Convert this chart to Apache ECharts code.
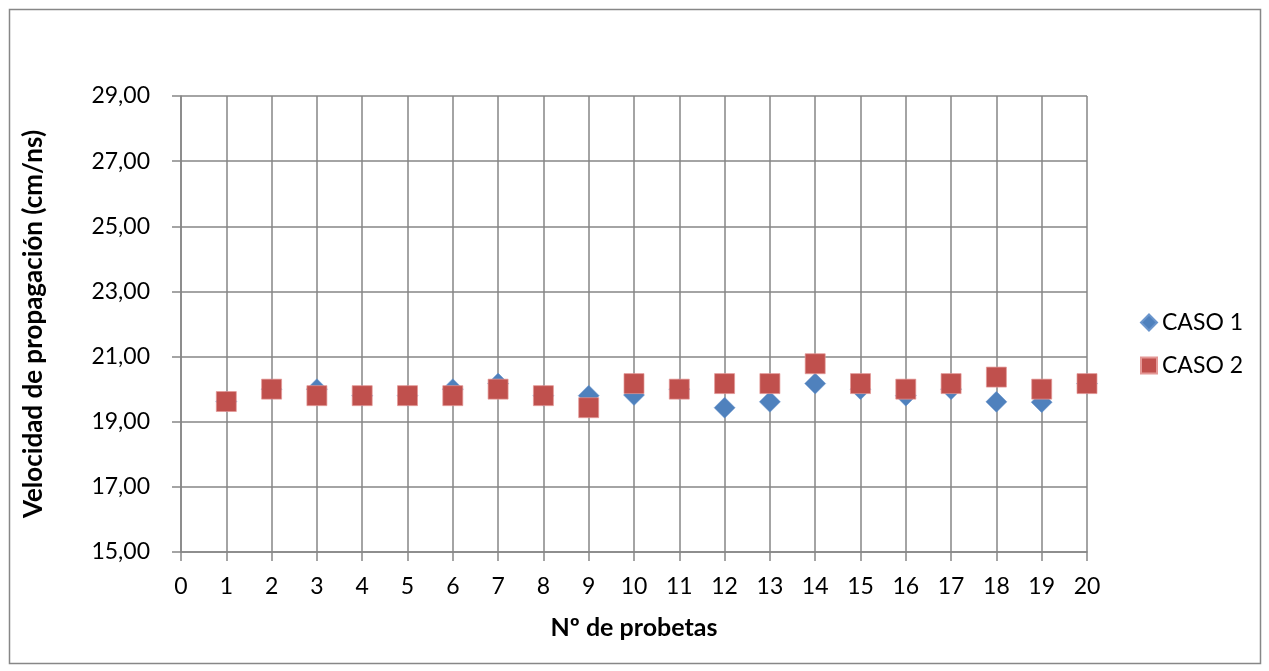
<!DOCTYPE html>
<html><head><meta charset="utf-8">
<script src="https://cdn.jsdelivr.net/npm/echarts@6/dist/echarts.min.js"></script>
<style>html,body{margin:0;padding:0;background:#fff}#c{width:1269px;height:671px}</style>
</head><body><div id="c"></div>
<script>
const probetas = [1,2,3,4,5,6,7,8,9,10,11,12,13,14,15,16,17,18,19,20];
const caso1 = [19.62,20.0,20.0,19.8,19.8,20.0,20.17,19.8,19.8,19.82,20.0,19.43,19.61,20.17,20.0,19.8,20.0,19.61,19.6,20.17];
const caso2 = [19.62,20.0,19.8,19.8,19.8,19.8,20.0,19.8,19.43,20.17,20.0,20.17,20.17,20.78,20.17,20.0,20.17,20.37,20.0,20.17];
const yTicks = {min:15, max:29, interval:2};
const xTicks = {min:0, max:20, interval:1};
const seriesNames = ['CASO 1','CASO 2'];
const FONT = 'Lato, "Open Sans", sans-serif';
const chart = echarts.init(document.getElementById('c'));
const gridColor = '#868686';
chart.setOption({
  animation:false,
  textStyle:{fontFamily:FONT},
  graphic:[{type:'rect',shape:{x:9.5,y:9.5,width:1251,height:654},style:{fill:'none',stroke:'#878787',lineWidth:1.5},silent:true}],
  grid:{left:181,top:96,width:906,height:456},
  xAxis:{type:'value',min:xTicks.min,max:xTicks.max,interval:xTicks.interval,
    name:'Nº de probetas',nameLocation:'middle',nameGap:63,
    nameTextStyle:{fontFamily:FONT,fontSize:25,fontWeight:'bold',color:'#000'},
    axisLine:{show:true,lineStyle:{color:gridColor,width:1.5}},
    axisTick:{show:true,length:9,lineStyle:{color:gridColor,width:1.5}},
    axisLabel:{fontFamily:FONT,fontSize:23,color:'#000',margin:23},
    splitLine:{show:true,lineStyle:{color:gridColor,width:1.5}}},
  yAxis:{type:'value',min:yTicks.min,max:yTicks.max,interval:yTicks.interval,
    name:'Velocidad de propagación (cm/ns)',nameLocation:'middle',nameGap:134,nameRotate:90,
    nameTextStyle:{fontFamily:FONT,fontSize:26,fontWeight:'bold',color:'#000'},
    axisLine:{show:true,lineStyle:{color:gridColor,width:1.5}},
    axisTick:{show:true,length:9,lineStyle:{color:gridColor,width:1.5}},
    axisLabel:{fontFamily:FONT,fontSize:23,color:'#000',margin:31,formatter:v=>v.toFixed(2).replace('.',',')},
    splitLine:{show:true,lineStyle:{color:gridColor,width:1.5}}},
  legend:{orient:'vertical',left:1135,top:306,itemGap:20,itemWidth:16,itemHeight:16,
    textStyle:{fontFamily:FONT,fontSize:23,color:'#000'},
    data:[{name:seriesNames[0],icon:'diamond'},{name:seriesNames[1],icon:'rect'}]},
  series:[
    {name:seriesNames[0],type:'scatter',symbol:'diamond',symbolSize:21,
     itemStyle:{color:'#4F81BD',borderColor:'#6A95CC',borderWidth:0.5,opacity:1},
     data:probetas.map((p,i)=>[p,caso1[i]])},
    {name:seriesNames[1],type:'scatter',symbol:'rect',symbolSize:20,
     itemStyle:{color:'#C0504D',borderColor:'#E49896',borderWidth:0.7,opacity:1},
     data:probetas.map((p,i)=>[p,caso2[i]])}
  ]
});
</script></body></html>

**Instruction**
Repeat the data exactly, dropping every picture it holds.

**Finished exercise**
Convert this chart to Apache ECharts code.
<!DOCTYPE html>
<html><head><meta charset="utf-8">
<script src="https://cdn.jsdelivr.net/npm/echarts@6/dist/echarts.min.js"></script>
<style>html,body{margin:0;padding:0;background:#fff}#c{width:1269px;height:671px}</style>
</head><body><div id="c"></div>
<script>
const probetas = [1,2,3,4,5,6,7,8,9,10,11,12,13,14,15,16,17,18,19,20];
const caso1 = [19.62,20.0,20.0,19.8,19.8,20.0,20.17,19.8,19.8,19.82,20.0,19.43,19.61,20.17,20.0,19.8,20.0,19.61,19.6,20.17];
const caso2 = [19.62,20.0,19.8,19.8,19.8,19.8,20.0,19.8,19.43,20.17,20.0,20.17,20.17,20.78,20.17,20.0,20.17,20.37,20.0,20.17];
const yTicks = {min:15, max:29, interval:2};
const xTicks = {min:0, max:20, interval:1};
const seriesNames = ['CASO 1','CASO 2'];
const FONT = 'Lato, "Open Sans", sans-serif';
const chart = echarts.init(document.getElementById('c'));
const gridColor = '#868686';
chart.setOption({
  animation:false,
  textStyle:{fontFamily:FONT},
  graphic:[{type:'rect',shape:{x:9.5,y:9.5,width:1251,height:654},style:{fill:'none',stroke:'#878787',lineWidth:1.5},silent:true}],
  grid:{left:181,top:96,width:906,height:456},
  xAxis:{type:'value',min:xTicks.min,max:xTicks.max,interval:xTicks.interval,
    name:'Nº de probetas',nameLocation:'middle',nameGap:63,
    nameTextStyle:{fontFamily:FONT,fontSize:25,fontWeight:'bold',color:'#000'},
    axisLine:{show:true,lineStyle:{color:gridColor,width:1.5}},
    axisTick:{show:true,length:9,lineStyle:{color:gridColor,width:1.5}},
    axisLabel:{fontFamily:FONT,fontSize:23,color:'#000',margin:23},
    splitLine:{show:true,lineStyle:{color:gridColor,width:1.5}}},
  yAxis:{type:'value',min:yTicks.min,max:yTicks.max,interval:yTicks.interval,
    name:'Velocidad de propagación (cm/ns)',nameLocation:'middle',nameGap:134,nameRotate:90,
    nameTextStyle:{fontFamily:FONT,fontSize:26,fontWeight:'bold',color:'#000'},
    axisLine:{show:true,lineStyle:{color:gridColor,width:1.5}},
    axisTick:{show:true,length:9,lineStyle:{color:gridColor,width:1.5}},
    axisLabel:{fontFamily:FONT,fontSize:23,color:'#000',margin:31,formatter:v=>v.toFixed(2).replace('.',',')},
    splitLine:{show:true,lineStyle:{color:gridColor,width:1.5}}},
  legend:{orient:'vertical',left:1135,top:306,itemGap:20,itemWidth:16,itemHeight:16,
    textStyle:{fontFamily:FONT,fontSize:23,color:'#000'},
    data:[{name:seriesNames[0],icon:'diamond'},{name:seriesNames[1],icon:'rect'}]},
  series:[
    {name:seriesNames[0],type:'scatter',symbol:'diamond',symbolSize:21,
     itemStyle:{color:'#4F81BD',borderColor:'#6A95CC',borderWidth:0.5,opacity:1},
     data:probetas.map((p,i)=>[p,caso1[i]])},
    {name:seriesNames[1],type:'scatter',symbol:'rect',symbolSize:20,
     itemStyle:{color:'#C0504D',borderColor:'#E49896',borderWidth:0.7,opacity:1},
     data:probetas.map((p,i)=>[p,caso2[i]])}
  ]
});
</script></body></html>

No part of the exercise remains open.